I've searched all over the internet and haven't been able to find Windows 95 or 98 WAV files (startup, shutdown, etc.). I'm probably asking for alot, but would someone here mind emailing these files to me? Either Windows 95 or 98, it doesn't matter (both would be perfect, it that's not pushing it!). I'm looking for all the sound files that came with these operating systems. Thanks.
Bryan
Totalrod2 @ aol.com


----------



## ekim68 (Jul 8, 2003)

What do you expect with the WAV files? Not sure about 'startup, shutdown'...
Windows media player came with both of those Os's and would have the ability to play audio WAV files....


----------



## DoubleHelix (Dec 10, 2004)

It sounds like you want the WAV files for various system sounds. I've not seen those available for download anywhere.
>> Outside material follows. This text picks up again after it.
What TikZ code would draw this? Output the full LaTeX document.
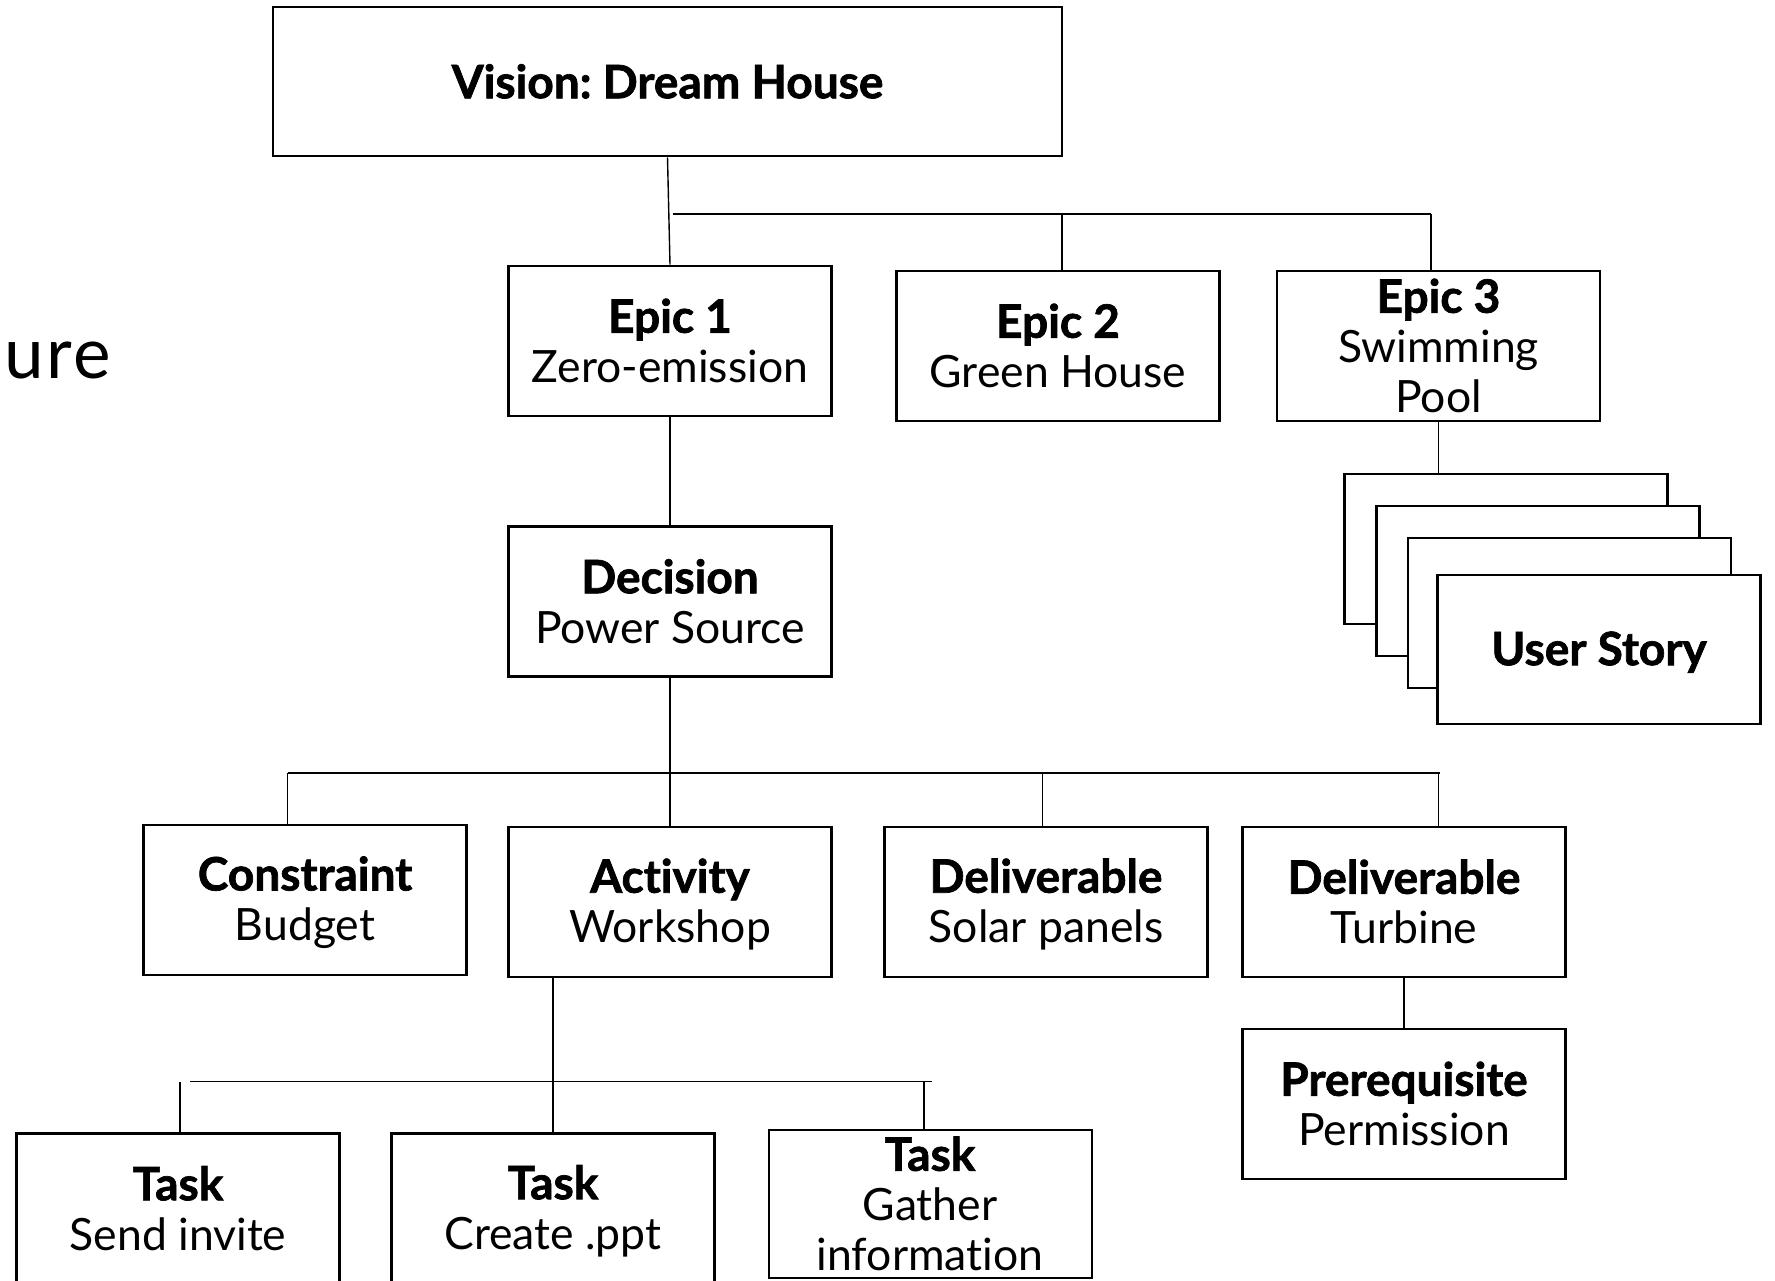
\documentclass[tikz,border=0pt]{standalone}
\usepackage{fontspec}
\setmainfont{Lato}[Ligatures=NoCommon, BoldFeatures={FakeBold=1.5}]
\newfontfamily\sidefont{Lato}[LetterSpace=4]
\frenchspacing
% every text line gets the same height and depth, so boxes centre alike
\newcommand\linestrut{\rule[-5.5pt]{0pt}{44.5pt}}
\newcommand\boxtitle[1]{{\fontsize{46}{50}\selectfont\bfseries #1}\linestrut}
\newcommand\boxsub[1]{#1\linestrut}
\begin{document}
\begin{tikzpicture}[x=1pt,y=-1pt,
  box/.style={draw, line width=2.6pt, fill=white, minimum width=323pt,
    minimum height=150pt, inner sep=0pt, align=center,
    font=\fontsize{44.5}{50}\selectfont},
  link/.style={line width=1.4pt},
]
\useasboundingbox (0,0) rectangle (1775,1280);
\clip (0,0) rectangle (1775,1280);

% side caption, cut by the left edge
\node[anchor=base west, inner sep=0pt, font=\sidefont\fontsize{71}{78}\selectfont] (side) at (4,378) {ure};

% top level
\node[box, minimum width=789pt, minimum height=149pt] (vision) at (667.5,81.5) {\boxtitle{Vision: Dream House}};

% epics
\node[box] (epic1) at (670,341) {\boxtitle{Epic 1}\\\boxsub{Zero-emission}};
\node[box] (epic2) at (1058,346) {\boxtitle{Epic 2}\\\boxsub{Green House}};
\node[box] (epic3) at (1438.5,346) {\boxtitle{Epic 3}\\\boxsub{Swimming}\\\boxsub{Pool}};

% stacked user stories
\node[box] (us1) at (1506,549) {};
\node[box] (us2) at (1538,581) {};
\node[box] (us3) at (1569.5,613) {};
\node[box, minimum height=149pt] (us4) at (1599,649.5) {\boxtitle{User Story}};

% decision level
\node[box] (decision) at (670,601.5) {\boxtitle{Decision}\\\boxsub{Power Source}};

\node[box] (constraint) at (305,900) {\boxtitle{Constraint}\\\boxsub{Budget}};
\node[box] (activity) at (670,902) {\boxtitle{Activity}\\\boxsub{Workshop}};
\node[box] (solar) at (1046,902) {\boxtitle{Deliverable}\\\boxsub{Solar panels}};
\node[box] (turbine) at (1404,902) {\boxtitle{Deliverable}\\\boxsub{Turbine}};
\node[box] (prereq) at (1404,1104) {\boxtitle{Prerequisite}\\\boxsub{Permission}};

% tasks
\node[box] (task1) at (178,1208.5) {\boxtitle{Task}\\\boxsub{Send invite}};
\node[box] (task2) at (553,1208.5) {\boxtitle{Task}\\\boxsub{Create .ppt}};
\node[box, line width=2pt, minimum height=148pt] (task3) at (930,1204) {\boxtitle{Task}\\\boxsub{Gather}\\\boxsub{information}};

% vision -> epics
\coordinate (barA) at (672.5,214);
\coordinate (barAe2) at (1062,214);
\coordinate (barAend) at (1431,214);
\draw[link] (vision.south) -- (epic1.north);
\draw[link] (barA) -- (barAend);
\draw[link] (barAe2) -- (barAe2 |- epic2.north);
\draw[link] (barAend) -- (barAend |- epic3.north);

% epic 3 -> user stories
\draw[link] (epic3.south) -- (epic3.south |- us1.north);

% epic 1 -> decision
\draw[link] (epic1.south) -- (decision.north);

% decision -> children
\coordinate (barB) at (287.5,773);
\coordinate (barBend) at (1440,773);
\coordinate (barBs) at (1042.4,773);
\coordinate (barBt) at (1438.5,773);
\draw[link] (decision.south) -- (decision.south |- barB);
\draw[link] (barB) -- (barBend);
\draw[link] (barB) -- (barB |- constraint.north);
\draw[link] (decision.south |- barB) -- (activity.north);
\draw[link] (barBs) -- (barBs |- solar.north);
\draw[link] (barBt) -- (barBt |- turbine.north);

% turbine -> prerequisite
\draw[link] (turbine.south) -- (prereq.north);

% activity -> tasks
\coordinate (barC) at (190,1081.5);
\coordinate (barCend) at (932,1081.5);
\coordinate (dropT1) at (180,1081.5);
\coordinate (dropT3) at (924,1081.5);
\draw[link] (task2.north |- activity.south) -- (task2.north);
\draw[link] (barC) -- (barCend);
\draw[link] (dropT1) -- (dropT1 |- task1.north);
\draw[link] (dropT3) -- (dropT3 |- task3.north);
\end{tikzpicture}
\end{document}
Did something happen to the copies on your Windows 95 and 98 installs?


----------



## Totalrod2 (Sep 24, 2006)

I'm actually running XP. I just wanted to add the earlier sounds to my system.
Bryan


----------



## ekim68 (Jul 8, 2003)

The Windows sounds?


----------



## aarhus2004 (Jan 10, 2004)

Hummm...

see attached 

Ben.


----------



## gracie34 (May 5, 2004)

This post is marked solved, did you find the files? The sounds from the 95 upgrade cd are available at Microsoft's site here (remember Utopia, Jungle, and Robotz? Yeah, good times.) and the Windows 95 startup sound is available here (mssound1.mp3 about halfway down the list). It's not a .wav file but just listening to it again made me happy.


----------